Now, Intel added the SGX to its hardware starting with Skylake models in an effort to get a protective fence nailed down around data as it floats through the cloud.
The SGX Concept
The idea was that if you stored the keys inside this special enclave memory area, it would be encrypted and kept isolated from the rest of the chip through Intel’s hardware. Even if attackers got into the enclave somehow, they would find data encrypted and useless — or so Intel thought.
But five people at Graz University of Technology in Austria came up with a way to hose SGX. They devised an attack method that utilizes the first known SGX malware, which they also developed.
These researchers wrote a paper, titled “Malware Guard Extension: Using SGX to Conceal Cache Attacks,” that gets into the details of how they operate the malware. To make their point, they showed it working both in a native environment and across multiple Docker cloud containers.

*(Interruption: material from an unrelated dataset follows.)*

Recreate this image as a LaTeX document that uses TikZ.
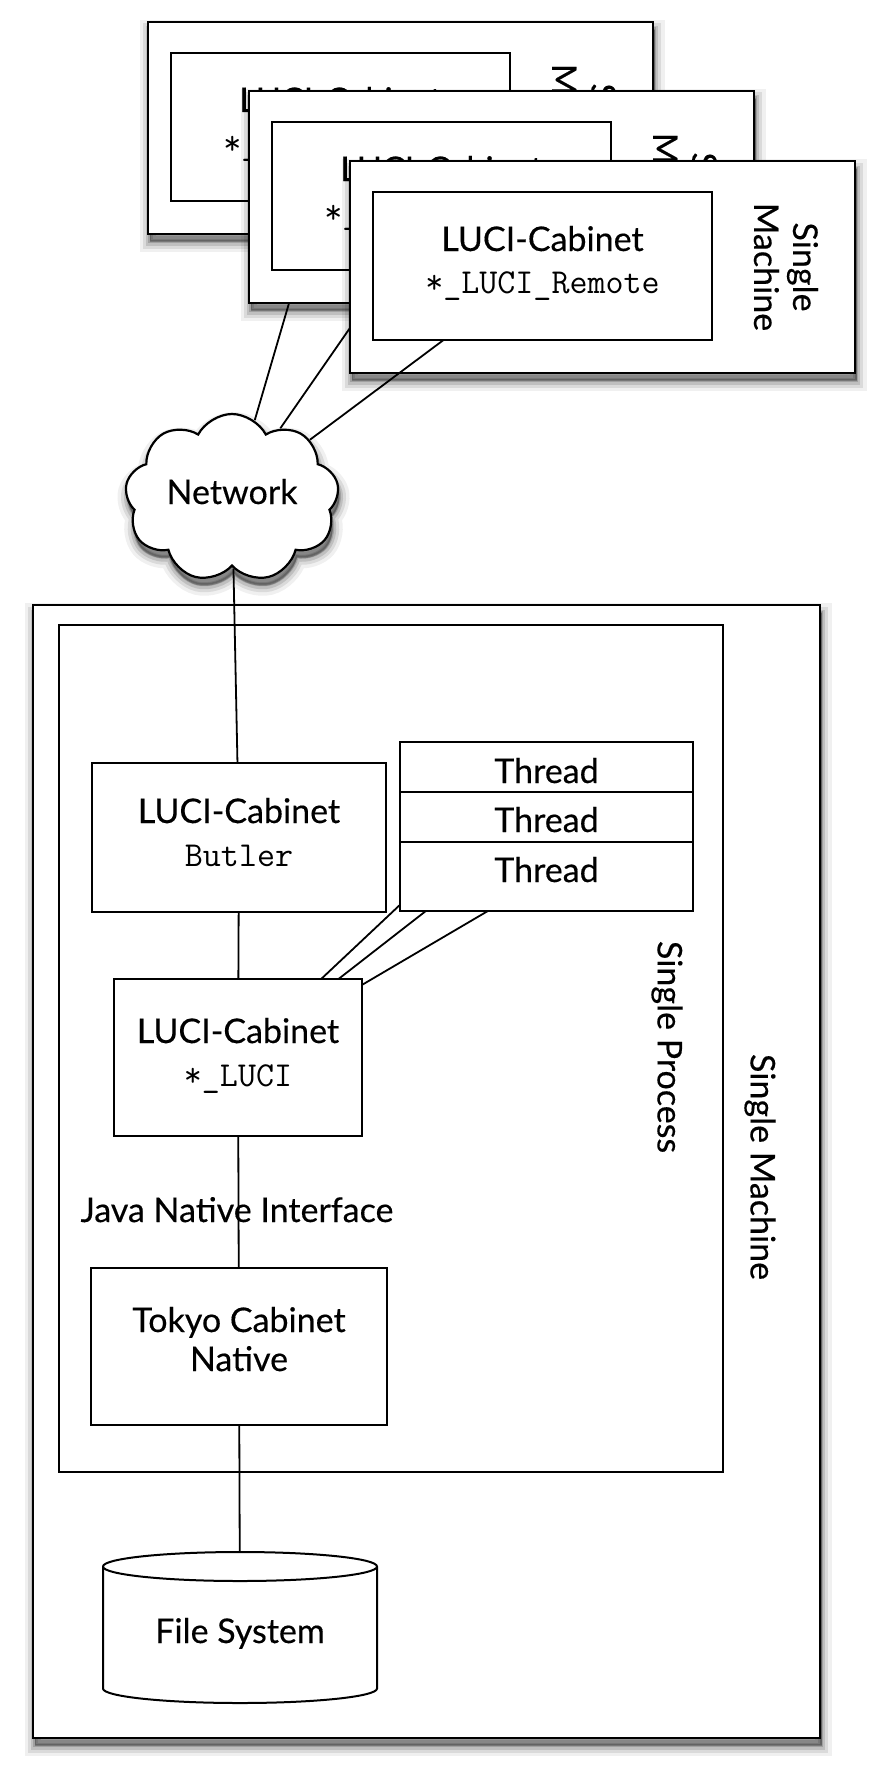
\documentclass[tikz,border=0pt]{standalone}
\usepackage{fontspec}
\setmainfont{Lato}[FakeBold=0.35]
\usetikzlibrary{shapes.symbols}
\pgfdeclarelayer{back}
\pgfdeclarelayer{mid}
\pgfsetlayers{back,mid,main}
\tikzset{
  box/.style={rectangle, draw, line width=2pt, fill=white, inner sep=0pt, outer sep=0pt, anchor=north west},
  shadowpass/.style n args={3}{preaction={draw=black, fill=black, opacity=#1, line width=#2,
      transform canvas={shift={(1.5pt,#3)}}}},
  softshadow/.style={
    shadowpass={0.06}{20pt}{-8pt},
    shadowpass={0.09}{13pt}{-8pt},
    shadowpass={0.12}{7pt}{-8pt},
    shadowpass={0.16}{3pt}{-7pt}},
  mbox/.style={box, line width=2.4pt, softshadow},
  conn/.style={line width=1.8pt},
  lbl/.style={anchor=base, inner sep=0pt, font=\fontsize{34}{39}\selectfont},
  mono/.style={anchor=base, inner sep=0pt, font=\ttfamily\fontsize{35}{40}\selectfont},
  vlbl/.style={rotate=-90, align=center, inner sep=0pt, font=\fontsize{34}{39}\selectfont},
}
\newcommand\machinebox[3]{%
  \begin{scope}[shift={(#1,#2)}]
    \node[mbox, minimum width=505pt, minimum height=212pt] (#3) at (350,161) {};
    \node[box, minimum width=339pt, minimum height=148pt] (#3i) at (373,192) {};
    \node[lbl] (#3t) at (542.5,251) {LUCI-Cabinet};
    \node[mono] (#3m) at (542.5,293) {*\_LUCI\_Remote};
    \node[vlbl] (#3s) at (786,267) {Single\\Machine};
    \draw[conn] (#3i) -- (cloud);
  \end{scope}}
\begin{document}
\begin{tikzpicture}[x=1pt, y=-1pt]
\useasboundingbox (0,0) rectangle (886,1774);
\begin{pgfonlayer}{back}
  \fill[white] (0,0) rectangle (886,1774);
  \node[box, line width=2.4pt, minimum width=787pt, minimum height=1133pt, softshadow] (outer) at (33,605) {};
  \node[box, minimum width=664pt, minimum height=847pt] (proc) at (59,625) {};
\end{pgfonlayer}

% network cloud
\node[cloud, cloud puffs=9, cloud puff arc=125, aspect=1.3, draw, line width=2.2pt, fill=white,
      inner sep=0pt, minimum width=214pt, minimum height=168pt, softshadow] (cloud) at (232,498) {};
\node[lbl] (net) at (232,504) {Network};

% stacked remote machines
\machinebox{-202}{-139}{mA}
\machinebox{-101}{-70}{mB}
\machinebox{0}{0}{mC}

% single process contents
\node[box, minimum width=294pt, minimum height=149pt] (butler) at (92,763) {};
\node[lbl] (bt1) at (239,823) {LUCI-Cabinet};
\node[mono] (bt2) at (239,866) {Butler};

\node[box, minimum width=293pt, minimum height=50pt] (th1) at (400,742) {};
\node[box, minimum width=293pt, minimum height=50pt] (th2) at (400,792) {};
\node[box, minimum width=293pt, minimum height=69pt] (th3) at (400,842) {};
\node[lbl] (tt1) at (546.5,783) {Thread};
\node[lbl] (tt2) at (546.5,832) {Thread};
\node[lbl] (tt3) at (546.5,882) {Thread};

\node[box, minimum width=248pt, minimum height=157pt] (luci) at (114,979) {};
\node[lbl] (lt1) at (238,1043) {LUCI-Cabinet};
\node[mono] (lt2) at (238,1086) {*\_LUCI};

\node[lbl] (jni) at (237,1222) {Java Native Interface};

\node[box, minimum width=296pt, minimum height=157pt] (tokyo) at (91,1268) {};
\node[lbl] (tk1) at (239,1332) {Tokyo Cabinet};
\node[lbl] (tk2) at (239,1371) {Native};

% file system cylinder
\draw[line width=2pt, fill=white] (103,1566.5) -- (103,1688.5)
   arc[start angle=180, end angle=360, x radius=137pt, y radius=14.5pt]
   -- (377,1566.5)
   arc[start angle=0, end angle=180, x radius=137pt, y radius=14.5pt] -- cycle;
\draw[line width=2pt] (103,1566.5) arc[start angle=180, end angle=360, x radius=137pt, y radius=14.5pt];
\node[rectangle, inner sep=0pt, outer sep=0pt, minimum width=274pt, minimum height=151pt] (fs) at (240,1627.5) {};
\node[lbl] (fst) at (240,1643) {File System};

\node[vlbl] (sp) at (667,1047) {Single Process};
\node[vlbl] (sm) at (760,1167) {Single Machine};

\begin{pgfonlayer}{mid}
  \draw[conn] (cloud) -- (butler);
  \draw[conn] (butler) -- (luci);
  \draw[conn] (th1) -- (luci);
  \draw[conn] (th2) -- (luci);
  \draw[conn] (th3) -- (luci);
  \draw[conn] (luci) -- (tokyo);
  \draw[conn] (tokyo) -- (fs);
\end{pgfonlayer}
\end{tikzpicture}
\end{document}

The malware was a key-stealing proof of concept (PoC) that was directed at another co-located, secured enclave. The malware used SGX against itself, keeping its existence secret from other software processes by hiding inside of the SGX isolation.
Recovering the RSA Key
The researchers reported that the PoC malware was able to recover RSA keys by monitoring the cache access patterns of an RSA signature process in a semisynchronous attack. They found that a “Prime+Probe cache side-channel” attack could get 96 percent of an RSA private key from just one single trace, according to the paper.
SecurityWeek noted that the attack could extract the full RSA private key from 11 traces within five minutes of operation. Once the attackers have the private key, the enclave can be decrypted.
Researchers were able to come up with “highly accurate” timings within an enclave without access to the native time stamp counter. In fact, they reported that the method they used to replace the timer is even more accurate than if they had access to the native counter.
There is no easy mitigation for this problem. A comprehensive solution may require changes to the enclave, operating system and hardware itself. Until a resolution is found, this is a serious and ubiquitous vulnerability, and SGX is making it undetectable.